Other Analysis Techniques
In this excel tutorial I’m going to be discussing a benefit cost analysis. As you can see under our information we have 3 alternatives that we’re looking at. Each one has initial cost, a uniform annual benefit. Notice they each have different lives, project A is 5, project B is 8 and project C is 6. The interest rate that we’ll be using for these calculations is 8%. Now whenever you’re doing a benefit cost analysis you have to have everything in the same time period. So, you can do benefit cost with present worth on top, present worth on bottom, but in this case we’re going to do benefit cost. The top will be equivalent uniform annual benefits and the denominator will be equivalent uniform annual costs. Notice our benefits are already in the..eh..in the annual form.
So, what I need to do is to get those initial costs into equivalent ah an EUAC. So, notice here in cell D7 my formula is equals payment, I’ve locked my interest rate in at 8%, which is B2 comma, then I’m going to go for my years, which is D6 and my initial cost was negative D4. The reason I locked the B2 cell is so I can grab the corner of this formula and pull it across for my remaining alternatives. So, got that there, now I can pull this across and you can see the equivalent uniform annual costs for each of the remaining alternatives. Now, to figure out our benefit cost it’s simply the annual benefit divided by the annual cost, or the EUAB divided by the EUAC. So, my annual benefit was D5 and I divided it by my annual cost which was D7, I get 0.96. Now if I grab the corner I can do this for my remaining 2.

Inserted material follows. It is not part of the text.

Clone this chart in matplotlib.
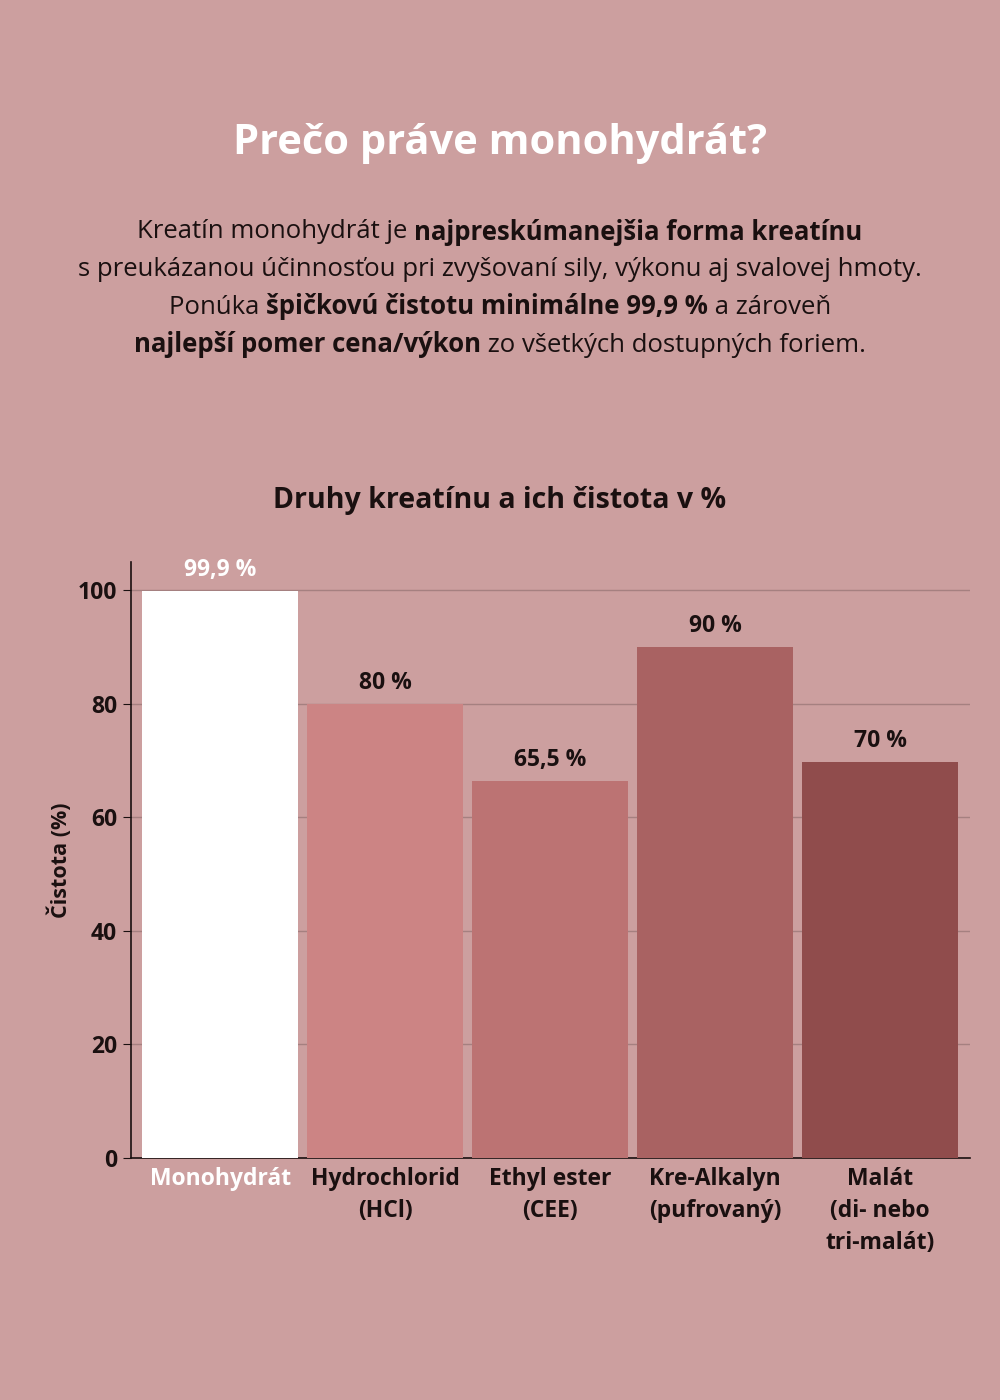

Notice how it carried it on across. And as you can see, alternative A has a benefit cost less than 1. Therefor it’s out of the running and the only 2 alternatives I need to even consider are B and C. To compare B and C we’ll have to do an incremental analysis. It’s Very simple for these 2, it’s simply the delta cost, the delta benefit and the delta benefit cost. So, what you’re gonna do is you’re gonna take the project C, so this will be equals the cost for project C is here, minus the cost for project B, which is here. And you can see we get an answer. And then for benefits it’s going to equal the benefits of project C minus the benefits of project E ah…B, there. And then our benefit cost is simply equals benefit divided by cost. And you can see that we got 1.07. What that means is by having a value greater than 1 the additional cost of project C was worth it. So, in the end out of all these alternatives, project C is your best.